Da desjudicialização ao encerramento dos tribunais
A recente aprovação do chamado «novo mapa judiciário», que encerrará 20 tribunais e transformará outros 27 em inúteis secções de proximidade, apenas poderá surpreender e indignar os mais distraídos.
O encerramento dos tribunais é uma consequência previsível, e até natural, do paulatino processo de desjudicialização da justiça que ocorre em Portugal desde há uma dúzia de anos. Com a influência de obscuros interesses económicos, com o empenho de fanáticos neoliberais e com a cumplicidade ou alheamento de muitos irresponsáveis (incluindo nalguns momentos a própria Ordem dos Advogados).
O fenómeno da desjudicialização consiste na privatização crescente de competências que pertenciam aos tribunais. Muitas destas competências foram sendo transferidas para instituições privadas, esvaziando cada vez mais o campo de actuação dos tribunais, com mais custos para os cidadãos e menos qualidade dos serviços prestados.
A privatização da acção executiva, que regula os delicados processos de cobrança de dívidas, foi o primeiro descarado passo neste sentido, ao entregar essa competência a profissionais liberais, alguns deles nem sequer licenciados em Direito.
Seguiu-se a transferência de muitos processos de direito da família, que têm vindo a ser retirados dos tribunais e remetidos para as conservatórias do registo civil.
Continuou-se com a privatização dos processos de despejo do arrendamento urbano (para o denominado Balcão Nacional do Arrendamento) e até com a privatização dos processos de inventário, que se destinam a resolver problemas de partilhas de bens por morte ou divórcio (para os cartórios notariais também eles entretanto privatizados).
Ao mesmo tempo fomentou-se a criação dos julgados de paz (outro colossal embuste), dos tribunais arbitrais e dos centros privados de mediação de conflitos laborais, familiares e criminais, esvaziando ainda mais as competências dos tribunais e oferecendo menores garantias de isenção e imparcialidade aos cidadãos.
Não é por acaso que os juízes dos tribunais arbitrais são escolhidos pelas partes e muitos deles são advogados com interesses menos transparentes em grandes sociedades de advogados com relações promíscuas com o Estado, a Assembleia da República e grandes grupos económicos.
A desjudicialização e a privatização da justiça é um escândalo nacional que afasta os cidadãos do acesso à justiça, encarece brutalmente os seus serviços, enfraquece as garantias de isenção e imparcialidade e diminui a qualidade das decisões.
Todas estas gravosas medidas de desjudicialização foram tomadas pelo Estado sem o protesto merecido e devido.
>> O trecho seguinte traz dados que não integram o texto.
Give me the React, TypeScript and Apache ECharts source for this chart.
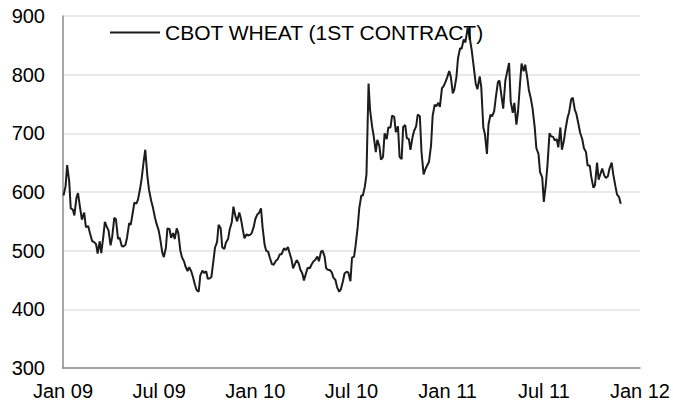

Prevaleceu o fetiche da manjedoura para uns (não se conversa com a boca cheia) e o silêncio da mansidão bovina para outros.
Depois da hecatombe da desjudicialização e da apressada privatização da justiça, ainda há quem só agora vislumbre os malefícios do encerramento dos tribunais.
Como escreveu Camões: “O favor com que mais se acende o engenho / Não no dá a pátria, não, que está metida / No gosto da cobiça e na rudeza / Duma austera, apagada e vil tristeza”.